DESCRIPTION OF THE TASK - Give back exactly the lines from the beginning of the listing below to the line holding "const yTickText = ['0', '1', '0'];", both ends included; the pictures stay out.
==============================
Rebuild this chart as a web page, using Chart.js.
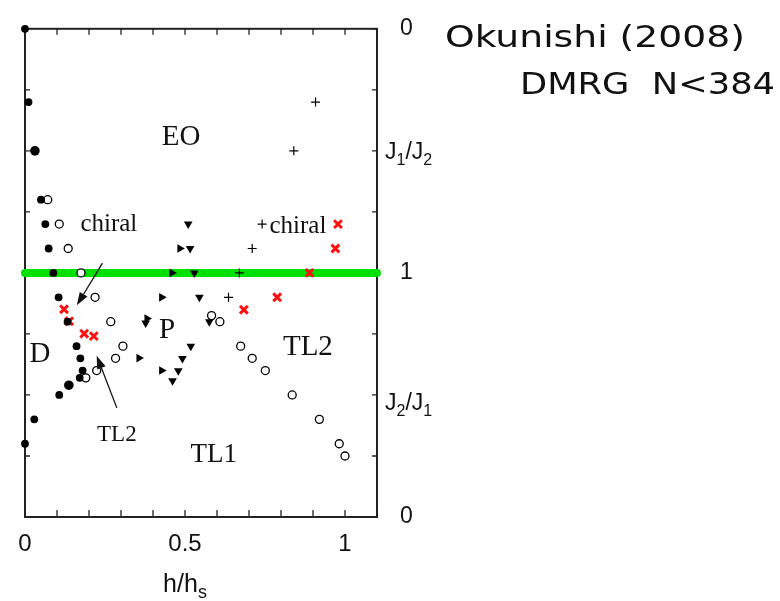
<!DOCTYPE html>
<html>
<head>
<meta charset="utf-8">
<script src="https://cdn.jsdelivr.net/npm/chart.js@4"></script>
<style>
  html,body{margin:0;padding:0;background:#fff;}
  #wrap{width:780px;height:601px;}
</style>
</head>
<body>
<div id="wrap"><canvas id="myChart" width="780" height="601"></canvas></div>
<script>
// y axis is folded: 2..1 is J1/J2 = 0..1 (top half), 1..0 is J2/J1 = 1..0 (bottom half)
const xTickVals = [0, 0.5, 1];
const xTickText = ['0', '0.5', '1'];
const yTickVals = [0, 1, 2];
const yTickText = ['0', '1', '0'];

const filledX = [0, 0.011, 0.031, 0.05, 0.0635, 0.074, 0.0885, 0.105, 0.133, 0.161, 0.173, 0.18, 0.171, 0.137, 0.107, 0.029, 0];
const filledY = [2.0, 1.70, 1.50, 1.30, 1.20, 1.10, 1.00, 0.90, 0.80, 0.70, 0.65, 0.60, 0.57, 0.54, 0.50, 0.40, 0.30];

const openX = [0.071, 0.107, 0.135, 0.175, 0.219, 0.268, 0.306, 0.283, 0.224, 0.19, 0.583, 0.609, 0.674, 0.71, 0.751, 0.835, 0.92, 0.982, 1.0];
const openY = [1.30, 1.20, 1.10, 1.00, 0.90, 0.80, 0.70, 0.65, 0.60, 0.57, 0.825, 0.80, 0.70, 0.65, 0.60, 0.50, 0.40, 0.30, 0.25];

const rightTriX = [0.484, 0.459, 0.427, 0.381, 0.356, 0.427];
const rightTriY = [1.10, 1.00, 0.90, 0.813, 0.651, 0.60];

const downTriX = [0.51, 0.516, 0.529, 0.545, 0.377, 0.576, 0.518, 0.492, 0.479, 0.461];
const downTriY = [1.20, 1.10, 1.00, 0.90, 0.795, 0.80, 0.70, 0.649, 0.599, 0.558];

const plusX = [0.908, 0.84, 0.741, 0.71, 0.67, 0.636];
const plusY = [1.70, 1.50, 1.20, 1.10, 1.00, 0.90];

const chiralX = [0.978, 0.97, 0.889, 0.788, 0.684, 0.122, 0.138, 0.185, 0.215];
const chiralY = [1.20, 1.10, 1.00, 0.90, 0.849, 0.851, 0.802, 0.751, 0.741];

const dotX = [0.306, 0.583];
const dotY = [0.70, 0.825];

const boundaryX = [0, 1.1];
const boundaryY = [1, 1];

const pts = (xs, ys) => xs.map((v, i) => ({x: v, y: ys[i]}));

// region labels and arrows (data coordinates)
const notes = [
  {t: 'EO', x: 0.488, y: 1.557, size: 29},
  {t: 'chiral', x: 0.262, y: 1.199, size: 25},
  {t: 'chiral', x: 0.853, y: 1.192, size: 25},
  {t: 'P', x: 0.444, y: 0.766, size: 29},
  {t: 'D', x: 0.047, y: 0.665, size: 29},
  {t: 'TL2', x: 0.884, y: 0.693, size: 29},
  {t: 'TL2', x: 0.287, y: 0.336, size: 23},
  {t: 'TL1', x: 0.59, y: 0.255, size: 27}
];
const arrows = [
  {from: [0.242, 1.04], to: [0.162, 0.867]},
  {from: [0.287, 0.447], to: [0.224, 0.661]}
];

const frame = {
  id: 'frame',
  beforeDatasetsDraw(chart) {
    const {ctx, chartArea: a, scales: {x, y}} = chart;
    ctx.save();
    ctx.strokeStyle = '#222';
    ctx.lineWidth = 2;
    ctx.strokeRect(a.left, a.top, a.right - a.left, a.bottom - a.top);
    ctx.lineWidth = 1.3;
    ctx.beginPath();
    for (let i = 0; i <= 11; i++) {
      const px = x.getPixelForValue(i / 10);
      ctx.moveTo(px, a.top); ctx.lineTo(px, a.top + 6);
      ctx.moveTo(px, a.bottom); ctx.lineTo(px, a.bottom - 7);
    }
    for (let i = 0; i <= 8; i++) {
      const py = y.getPixelForValue(i / 4);
      ctx.moveTo(a.left, py); ctx.lineTo(a.left + 5, py);
      ctx.moveTo(a.right, py); ctx.lineTo(a.right - 5, py);
    }
    ctx.stroke();
    ctx.restore();
  },
  afterDatasetsDraw(chart) {
    const {ctx, chartArea: a, scales: {x, y}} = chart;
    ctx.save();
    ctx.fillStyle = '#111';
    ctx.textAlign = 'center';
    ctx.textBaseline = 'middle';
    notes.forEach(n => {
      ctx.font = n.size + 'px "Liberation Serif", serif';
      ctx.fillText(n.t, x.getPixelForValue(n.x), y.getPixelForValue(n.y));
    });
    ctx.strokeStyle = '#111';
    ctx.lineWidth = 1.3;
    arrows.forEach(ar => {
      const x0 = x.getPixelForValue(ar.from[0]), y0 = y.getPixelForValue(ar.from[1]);
      const x1 = x.getPixelForValue(ar.to[0]), y1 = y.getPixelForValue(ar.to[1]);
      const ang = Math.atan2(y1 - y0, x1 - x0);
      const L = 13, W = 4.5;
      const bx = x1 - L * Math.cos(ang), by = y1 - L * Math.sin(ang);
      ctx.beginPath(); ctx.moveTo(x0, y0); ctx.lineTo(bx, by); ctx.stroke();
      ctx.beginPath();
      ctx.moveTo(x1, y1);
      ctx.lineTo(bx + W * Math.sin(ang), by - W * Math.cos(ang));
      ctx.lineTo(bx - W * Math.sin(ang), by + W * Math.cos(ang));
      ctx.closePath(); ctx.fill();
    });

    // axis titles with subscripts
    const sub = (parts, sx, cy, big, small, align) => {
      let w = 0;
      parts.forEach(p => { ctx.font = (p[1] ? small : big) + 'px "Liberation Sans", Arial, sans-serif'; w += ctx.measureText(p[0]).width; });
      let cx = align === 'center' ? sx - w / 2 : sx;
      ctx.textAlign = 'left';
      ctx.textBaseline = 'alphabetic';
      parts.forEach(p => {
        ctx.font = (p[1] ? small : big) + 'px "Liberation Sans", Arial, sans-serif';
        ctx.fillText(p[0], cx, cy + (p[1] ? big * 0.25 : 0));
        cx += ctx.measureText(p[0]).width;
      });
    };
    sub([['J'], ['1', 1], ['/J'], ['2', 1]], a.right + 8, y.getPixelForValue(1.5) + 8, 23, 16, 'left');
    sub([['J'], ['2', 1], ['/J'], ['1', 1]], a.right + 8, y.getPixelForValue(0.47) + 8, 23, 16, 'left');
    sub([['h/h'], ['s', 1]], x.getPixelForValue(0.5), 592, 25, 18, 'center');

    // title lines stretched to the reference widths
    const wide = (t, lx, cy, w) => {
      ctx.font = '31px "DejaVu Sans", sans-serif';
      const k = w / ctx.measureText(t).width;
      ctx.save();
      ctx.translate(lx, cy);
      ctx.scale(k, 1);
      ctx.textAlign = 'left';
      ctx.textBaseline = 'middle';
      ctx.fillText(t, 0, 0);
      ctx.restore();
    };
    wide('Okunishi (2008)', 445, 39, 300);
    wide('DMRG  N<384', 520, 86, 255);
    ctx.restore();
  }
};

const ctx = document.getElementById('myChart');

new Chart(ctx, {
  type: 'scatter',
  data: {
    datasets: [
      {label: 'boundary', type: 'line', data: pts(boundaryX, boundaryY), borderColor: '#00e000', borderWidth: 8,
       borderCapStyle: 'round', pointRadius: 0, order: 10, clip: false},
      {label: 'filled', data: pts(filledX, filledY), pointStyle: 'circle', backgroundColor: '#000', borderColor: '#000',
       pointRadius: filledX.map((v, i) => (i === 2 || i === 13) ? 4.8 : 3.9), borderWidth: 0, clip: false},
      {label: 'open', data: pts(openX, openY), pointStyle: 'circle', backgroundColor: '#fff', borderColor: '#000',
       pointRadius: 4, borderWidth: 1.3, clip: false},
      {label: 'dot', data: pts(dotX, dotY), pointStyle: 'circle', backgroundColor: '#000', borderColor: '#000',
       pointRadius: 1.8, borderWidth: 0, clip: false},
      {label: 'right', data: pts(rightTriX, rightTriY), pointStyle: 'triangle', rotation: 90, backgroundColor: '#000',
       borderColor: '#000', pointRadius: 5, borderWidth: 0, clip: false},
      {label: 'down', data: pts(downTriX, downTriY), pointStyle: 'triangle', rotation: 180, backgroundColor: '#000',
       borderColor: '#000', pointRadius: 5, borderWidth: 0, clip: false},
      {label: 'plus', data: pts(plusX, plusY), pointStyle: 'cross', borderColor: '#000', pointRadius: 4.5,
       borderWidth: 1.2, clip: false},
      {label: 'chiral', data: pts(chiralX, chiralY), pointStyle: 'crossRot', borderColor: '#ff1010', pointRadius: 5.5,
       borderWidth: 3, clip: false}
    ]
  },
  options: {
    responsive: false,
    animation: false,
    events: [],
    layout: {padding: {top: 24, left: 25, right: 0, bottom: 0}},
    plugins: {legend: {display: false}, tooltip: {enabled: false}},
    scales: {
      x: {
        type: 'linear', position: 'bottom', min: 0, max: 1.1,
        grid: {display: false}, border: {display: false},
        afterBuildTicks: s => { s.ticks = xTickVals.map(v => ({value: v})); },
        afterFit: s => { s.height = 84; },
        ticks: {
          padding: 5, color: '#111', maxRotation: 0, autoSkip: false,
          font: {family: '"Liberation Sans", Arial, sans-serif', size: 24},
          callback: v => xTickText[xTickVals.indexOf(v)]
        }
      },
      y: {
        type: 'linear', position: 'right', min: 0, max: 2,
        grid: {display: false}, border: {display: false},
        afterBuildTicks: s => { s.ticks = yTickVals.map(v => ({value: v})); },
        afterFit: s => { s.width = 403; },
        ticks: {
          padding: 15, color: '#111', autoSkip: false,
          font: {family: '"Liberation Sans", Arial, sans-serif', size: 23},
          callback: v => yTickText[yTickVals.indexOf(v)]
        }
      }
    }
  },
  plugins: [frame]
});
</script>
</body>
</html>
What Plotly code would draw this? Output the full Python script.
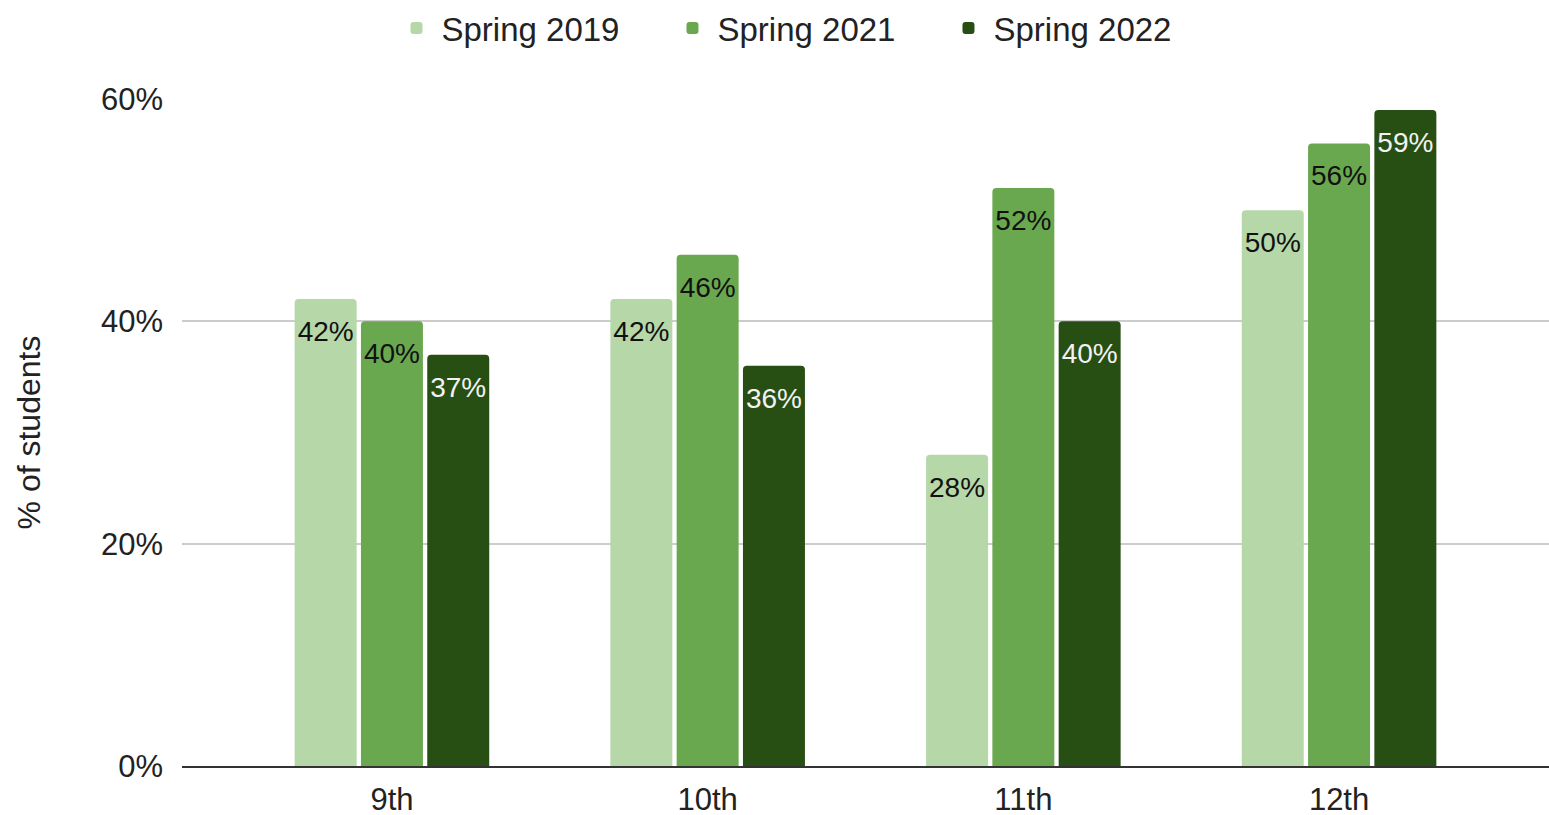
import plotly.graph_objects as go

# chart data
grades = ["9th", "10th", "11th", "12th"]
series_names = ["Spring 2019", "Spring 2021", "Spring 2022"]
spring_2019 = [0.42, 0.42, 0.28, 0.50]
spring_2021 = [0.40, 0.46, 0.52, 0.56]
spring_2022 = [0.37, 0.36, 0.40, 0.59]
y_ticks = [0, 0.2, 0.4, 0.6]

colors = ["#b6d7a8", "#6aa84f", "#274e13"]
label_colors = ["#111111", "#111111", "#f2f2f2"]
FONT = "Liberation Sans, Arial, sans-serif"


def add_series(fig, name, values, color, label_color, idx):
    fig.add_trace(go.Bar(
        x=grades, y=values, name=name,
        marker=dict(color=color, line=dict(width=0)),
        offsetgroup=str(idx),
        hoverinfo="skip",
    ))
    # value labels, grouped like the bars, hanging just under each bar top
    fig.add_trace(go.Scatter(
        x=grades, y=values,
        mode="markers+text",
        marker=dict(size=32, color="rgba(0,0,0,0)"),
        text=[f"{v:.0%}" for v in values],
        textposition="bottom center",
        textfont=dict(size=28, color=label_color, family=FONT),
        offsetgroup=str(idx),
        showlegend=False,
        hoverinfo="skip",
        cliponaxis=False,
    ))


fig = go.Figure()
for i, (name, vals) in enumerate(zip(series_names, [spring_2019, spring_2021, spring_2022])):
    add_series(fig, name, vals, colors[i], label_colors[i], i)

fig.update_layout(
    template="none",
    width=1549, height=815,
    margin=dict(l=182, r=0, t=99, b=49),
    paper_bgcolor="white", plot_bgcolor="white",
    font=dict(family=FONT, color="#222222"),
    barmode="group", bargap=0.37, bargroupgap=0.065,
    barcornerradius=4,
    scattermode="group",
    legend=dict(
        orientation="h", xref="container", yref="container",
        x=0.520, xanchor="center", y=1.0, yanchor="top",
        font=dict(size=33, color="#222222"),
        entrywidth=221, itemwidth=40,
    ),
    xaxis=dict(
        type="category", range=[-0.665, 3.665],
        showline=True, linecolor="#333333", linewidth=2,
        showgrid=False, ticks="",
        tickfont=dict(size=31, color="#222222"),
        ticklabelstandoff=5,
    ),
    yaxis=dict(
        range=[0, 0.6], tickvals=y_ticks, tickformat=".0%",
        showgrid=True, gridcolor="#cccccc", gridwidth=2,
        zeroline=False, showline=False, ticks="",
        tickfont=dict(size=31, color="#222222"),
        ticklabelstandoff=18,
        title=dict(text="% of students", font=dict(size=32, color="#222222"), standoff=50),
    ),
)

# drop the default page margin so the figure fills the window exactly
fig.write_html("out.html", config={"displayModeBar": False},
               post_script="document.body.style.margin='0';")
==============================
WRITTEN ANSWER -
Rebuild this chart as a web page, using Chart.js.
<!DOCTYPE html>
<html>
<head>
<meta charset="utf-8">
<script src="https://cdn.jsdelivr.net/npm/chart.js@4"></script>
<style>
  html,body{margin:0;padding:0;background:#fff;}
  #wrap{width:780px;height:601px;}
</style>
</head>
<body>
<div id="wrap"><canvas id="myChart" width="780" height="601"></canvas></div>
<script>
// y axis is folded: 2..1 is J1/J2 = 0..1 (top half), 1..0 is J2/J1 = 1..0 (bottom half)
const xTickVals = [0, 0.5, 1];
const xTickText = ['0', '0.5', '1'];
const yTickVals = [0, 1, 2];
const yTickText = ['0', '1', '0'];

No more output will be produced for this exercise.